1. ## beer

3 beer drinkers (1,2,3) are to rank 4 different brands of beer( A,B,C,D). each drinker ranks the four beers as 1 for best and 4 for worst. after all the beers are ranked, the ranks of each brand of beer are summed.
what is the probability that some beer will have a total rank of 4 or less?

my working:

the sample points= (4!)^3
but im not sure how to count the individual rankings for the qns...
P( sum =3 ) = (1/4 )^3
P( sum =4) =

thanks!

2. Originally Posted by alexandrabel90
3 beer drinkers (1,2,3) are to rank 4 different brands of beer( A,B,C,D). each drinker ranks the four beers as 1 for best and 4 for worst. after all the beers are ranked, the ranks of each brand of beer are summed.
what is the probability that some beer will have a total rank of 4 or less?

my working:

the sample points= (4!)^3
but im not sure how to count the individual rankings for the qns...
P( sum =3 ) = (1/4 )^3 correct
P( sum =4) =

thanks!
There are only very few ways for beer A, say, to have a total rank of 4 or less: either (1,1,1), (2,1,1), (1,2,1) or (1,1,2) (I'm listing the rankings given to beer A by the three drinkers). So that the probability that beer A has a total rank of 4 or less is... (the answer is not 4/(4!)^3...)

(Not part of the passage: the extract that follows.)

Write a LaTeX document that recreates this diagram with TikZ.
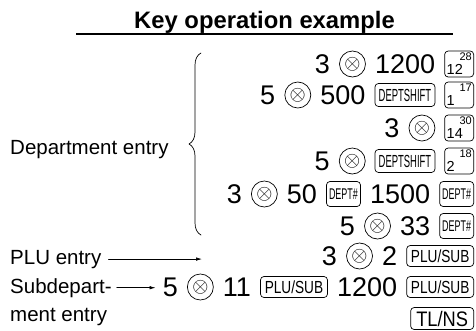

And you can notice that it is impossible for two beers to have simultaneously a total rank less than 4 (each of these beers needs to have at least two '1'...). Therefore, we have disjoint events, so that the probability that "some" beer has a total rank less than 4 is four times the previous probability (either beer A, or beer B, or beer C, or beer D has rank less than 4, and these events are disjoint and have same probability).